Malinga’s short – each film is only around 10 minutes long – demonstrates some of the challenges that the creatives faced when conveying the stories. It is set at on the wild frontier of the Chewzi Kingdom of future Uganda.

The village is never shown, only the cyborg cattle that produce precious Chwezinite from their horns, along the elite force of warrior herders who must defend the cattle from deadly spirits.

It’s a masterclass in brevity and efficient storytelling where the viewer is expected to fill in the missing pieces using a collection of visual clues. This has become second nature to animation audiences that have matured on the story vocabularies of Anime but can be challenging for those who don’t speak the visual language.

“We all have fully imagined universes where these stories take place, but we can only show you a window into that world. As creatives or responsibility is to set the lexicon that the audience can follow, we’ve all seen enough animation to know what’s going on,” says You Give Me Heart director Lesego Vorster.

Responsible representation              

Vorster’s commentary on the pressures of social media and its dehumanising effects also doesn’t waste time getting into the meat of the story and is one of the few stories with a male lead. 
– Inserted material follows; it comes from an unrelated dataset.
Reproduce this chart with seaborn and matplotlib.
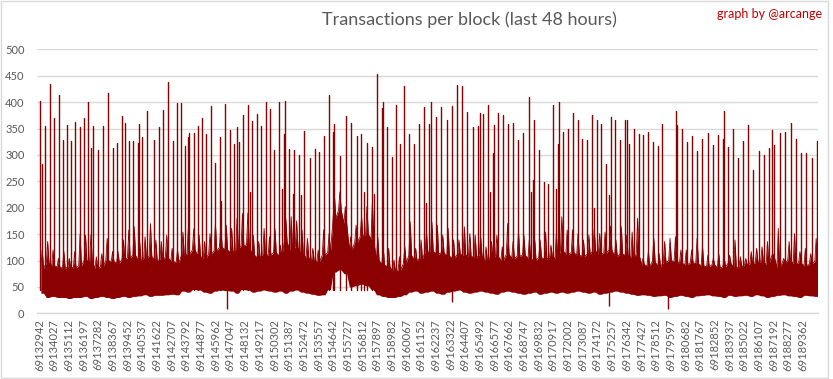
import numpy as np
import pandas as pd
import matplotlib
matplotlib.use("Agg")
import matplotlib.pyplot as plt
from matplotlib.patches import Rectangle
import seaborn as sns

# ---------------- data ----------------
first_block = 69132942
label_step = 1085
n_labels = 53
bin_size = 400  # blocks per 20-minute bin

# per-bin jagged peak of the dense band
band_peak = [120,136,120,104,117,104,117,150,148,148,107,113,142,117,117,139,158,164,136,145,
             170,139,136,148,123,120,154,161,160,148,136,151,170,165,167,161,180,189,190,148,
             136,161,145,161,129,180,183,175,158,
             142,123,120,158,151,221,230,202,145,167,183,202,211,145,126,123,101,107,126,173,
             123,139,154,173,167,148,161,139,139,164,151,148,145,126,136,148,126,170,136,154,
             148,139,139,139,154,129,151,
             183,158,158,151,139,148,160,151,154,165,139,164,148,154,180,104,117,142,113,136,
             142,145,120,120,120,142,126,110,104,113,107,110,139,107,104,117,123,126,136,113,
             161,104,136,151,117,123,113,142]
# per-bin solid top of the band
band_top = [85,95,90,88,85,88,86,90,100,98,85,88,
            100,98,95,102,105,110,100,104,108,100,102,106,98,96,
            110,112,120,108,104,112,118,125,120,115,122,128,130,110,105,112,110,115,108,135,120,125,112,
            105,100,98,110,115,
            180,195,170,
            120,135,145,150,140,
            100,92,88,80,82,95,
            110,100,104,115,118,112,115,108,105,112,110,108,106,110,100,105,108,100,112,104,108,110,104,100,106,102,108,104,
            118,112,115,110,108,112,118,112,114,120,108,112,110,106,112,
            92,90,98,88,96,100,98,95,92,96,94,90,88,92,86,88,95,86,88,92,94,96,98,92,108,86,96,100,94,95,90,94,98]
# per-bin bottom of the band
band_low = [38,30,32,30,30,28,30,30,32,28,30,32,30,28,30,32,30,32,33,35,32,34,34,35,36,35,
            42,40,45,44,40,38,42,44,43,42,38,45,44,40,42,44,42,40,42,38,42,44,40,
            38,36,34,35,45,
            78,82,75,
            50,52,55,52,45,
            35,32,30,30,32,35,
            40,42,38,40,42,38,36,40,42,44,40,38,40,42,40,38,36,40,42,40,38,36,38,40,36,38,40,38,
            40,38,40,42,40,38,40,36,38,40,42,40,38,36,34,
            35,34,32,33,34,30,32,34,32,30,33,34,35,33,32,30,34,32,33,34,32,35,33,30,32,34,35,33,32,30,34,33,32]

# tall isolated spikes: block offset from first block, transactions
spike_offset = [20,170,392,761,1057,1426,1722,2017,2313,2609,2978,3274,3569,3791,3939,4308,4678,5048,5417,5713,
                6082,6304,6599,6895,7264,7338,7560,7930,8447,8816,9112,9481,9851,10146,10442,10738,10959,11033,11403,11699,
                11994,12290,12659,12955,13324,13398,13694,14063,14359,14580,14728,15024,15393,15541,15689,16059,16354,16724,17019,17315,
                17684,17906,18054,18128,18423,18719,18793,19162,19310,19532,19975,20345,20640,21010,21379,21675,21749,22192,22635,23005,
                23448,23744,23966,24188,24557,24705,24926,25296,25370,25666,26035,26331,26626,26922,27291,27661,28030,28400,28547,28769,
                28917,29286,29656,30099,30469,30838,31208,31577,32021,32390,32538,32760,33129,33277,33499,33573,33868,34238,34607,34977,
                35346,35716,36159,36307,36455,36529,36898,37268,37564,37933,38155,38303,38377,38672,39042,39411,39781,40076,40446,40815,
                40963,41185,41480,41850,42071,42219,42515,42885,43254,43402,43550,43919,44289,44585,44954,45324,45693,45989,47023,47097,
                47467,47836,48206,48575,48945,49388,49758,50127,50497,50571,50867,51236,51606,51976,52345,52715,53158,53528,53897,54117,
                54265,54709,55078,55521,55891,56260,56630,57073,57443]
spike_value = [402,283,354,434,369,413,329,356,327,362,352,369,400,313,354,310,354,417,313,322,
               373,360,327,327,322,358,334,383,329,352,385,439,327,398,398,317,334,341,341,354,
               369,339,392,284,334,212,396,347,320,352,324,375,394,230,364,377,354,401,386,309,
               401,235,339,403,311,226,309,300,224,345,294,311,305,335,413,343,358,298,373,361,
               335,339,230,322,315,226,453,388,400,352,296,394,320,430,339,320,358,390,209,358,
               401,371,390,366,392,432,430,381,352,354,379,377,394,229,303,356,379,375,358,361,
               328,341,410,230,252,366,309,248,245,394,236,320,400,343,349,379,366,330,328,375,
               199,366,358,282,224,371,366,328,366,366,320,349,339,337,343,324,317,358,383,356,
               349,324,335,307,331,341,319,337,331,383,315,349,294,326,356,271,307,300,313,347,
               319,341,343,360,331,303,303,294,326]

# isolated downward dips
dip_offset = [13893, 30521, 42123, 46483]
dip_value = [8, 22, 14, 8]

# ---------------- build tables ----------------
n_bins = len(band_peak)
bx, bhi, blo = [], [], []
for k in range(n_bins):
    c = k * bin_size
    for dx, hv in ((100, band_top[k]), (200, band_peak[k]), (300, band_top[k])):
        bx.append(c + dx)
        bhi.append(hv)
        blo.append(band_low[k])
band = pd.DataFrame({"offset": bx, "hi": bhi, "lo": blo})

rows = []
for i, (o, v) in enumerate(zip(spike_offset, spike_value)):
    rows.append((i, o, 45))
    rows.append((i, o, v))
spikes = pd.DataFrame(rows, columns=["sid", "offset", "tx"])

# ---------------- plot ----------------
sns.set_theme(style="white")
plt.rcParams["font.family"] = ["Lato", "DejaVu Sans"]

red = "#8B0000"
grey_txt = "#595959"
grid_c = "#D9D9D9"

fig = plt.figure(figsize=(8.33, 3.79), dpi=100)
ax = fig.add_axes([37 / 833, 1 - 313.3 / 379, (817.5 - 37) / 833, (313.3 - 49.3) / 379])

ax.fill_between(band["offset"], band["lo"], band["hi"], color=red, lw=0, zorder=2)
sns.lineplot(data=band, x="offset", y="hi", color=red, lw=0.6, ax=ax, zorder=3)
sns.lineplot(data=spikes, x="offset", y="tx", units="sid", estimator=None,
             color=red, lw=1.0, ax=ax, zorder=3, legend=False)
ax.vlines(dip_offset, dip_value, 50, color=red, lw=1.0, zorder=3)

ax.set_xlim(-185, 57500)
ax.set_ylim(0, 500)
ax.set_yticks(np.arange(0, 501, 50))
ax.set_yticklabels([str(v) for v in range(0, 501, 50)], fontsize=8, color=grey_txt)
ticks = [i * label_step for i in range(n_labels)]
ax.set_xticks(ticks)
ax.set_xticklabels([str(first_block + t) for t in ticks], rotation=90, fontsize=8, color=grey_txt)
ax.tick_params(axis="both", length=0)
ax.tick_params(axis="y", pad=9)
ax.tick_params(axis="x", pad=4)
ax.set_xlabel("")
ax.set_ylabel("")
ax.grid(axis="y", color=grid_c, lw=1)
ax.set_axisbelow(True)
for s in ["top", "right", "left"]:
    ax.spines[s].set_visible(False)
ax.spines["bottom"].set_color(grid_c)
ax.spines["bottom"].set_linewidth(1)

fig.text(469 / 833, 1 - 20 / 379, "Transactions per block (last 48 hours)", ha="center", va="center",
         fontsize=13, color=grey_txt)
fig.text(822 / 833, 1 - 14 / 379, "graph by @arcange", ha="right", va="center",
         fontsize=9, color="#C00000")
fig.patches.append(Rectangle((1 / 833, 1 / 379), 827 / 833, 377 / 379, transform=fig.transFigure,
                             fill=False, edgecolor=grid_c, lw=1))

fig.savefig("out.png", dpi=100)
All the directors worked separately, so the two themes of strong ancestral connections and female-focused stories occurred organically – to a point where the producers asked Surf Sangoma (a dark sci-fi thriller set in dystopian Kwa-Zulu Natal) directors Nthato Mokgata (aka Spoek Mathambo) and Catherine Green to gender swap the lead character to a male. 

Projects like Moremi by Nigerian director Shofela Coker, Kenyan Ng’endo Mukli’s breathtaking Enkai tale of a mother torn between protecting the earth and spending time with her daughter further stress a more matriarchal view of African society.

While Simangaliso Sibaya’s Mkhuzi: The Spirit Racer and Tshepo Moche’s First Totem Problems grapple with the generational tensions introduced by the legacy of the elders.

As a whole the sub-Saharan projects all speak richly of the ancestral baggage that these creators carry and must contend with, as well as the emergence of females as the true community leaders.

It is only Stardust by Egyptian Ahmed Teilab that focuses on the lead character standing apart from the elders or ancestors and forging a new – if predetermined – path forward.

Kizazi Moto: Generation Fire achieves a lot for the continent and is beacon for budding African animators to look towards as a vision of what is possible. 

The anthology builds on the foundations laid in Hollywood – think the soaring towers of Wakanda in Black Panther and the hand-drawn aesthetic of the Spider-Verse – but also propels the local industry forward.

There is something for everyone in this eclectic mix of animated shorts and, if Orion Ross’ excitement is anything to go on, Disney could be serving another buffet soon. Kizazi Moto is streaming now on Disney+.